When using Attention, for example with LSTM (but not necessarily), one can use the following methods to attend:

  1. MLP: $ug(W^1v+W^2q)$
  2. dot product: $v \cdot q$
  3. biaffine transform: $v^TWq$

($v$ is the attended vector which is used for prediction, $q$ is the query vector determining the weighted sum, used in the encoded input vectors attention)

What are the pros/cons of using each attention method? Or, what are the practical differences in the result?

Franck Dernoncourt
  • 42,093
  • 30
  • 155
  • 271
Jjang
  • 201
  • 1
  • 7

1 Answers1

1

I think the main difference is just the amount of model capacity / complexity you want -- you'd probably start with dot product, and then pick increasingly elaborate methods if that doesn't fit properly.

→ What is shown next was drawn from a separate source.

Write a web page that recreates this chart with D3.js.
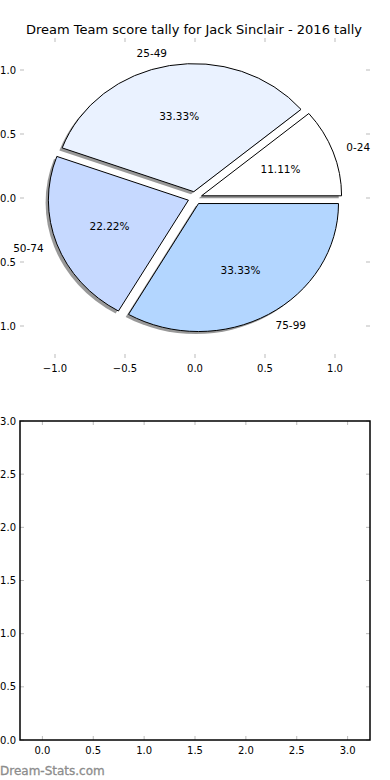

Another consideration is the "type" of the vectors. If both $v$ and $q$ are word/sentence embeddings, a dot product seems straightforward, but what if $v$ is a sentence embedding and $q$ is the encoded form of an image? Then, taking the dot product makes less sense, since you are saying that the components of $v$ should somehow correspond to the same components in $q$.

Of course, this can also be a good thing if you are trying to come up with a single embedding space for multimodal inputs. So depending on this, you may or may not try to use biaffine attention, which doesn't assume $v$ and $q$ are the same type.

As for bi-affine vs MLP, note that bi-affine allows the easy modeling of quadratic interactions between $v$ and $q$, whereas MLP is more "linear". (See this related question on quadratic neurons in NTNs: What is the "expressive power" of the composition function in a Recursive Neural Tensor Network?)

shimao
  • 22,706
  • 2
  • 42
  • 81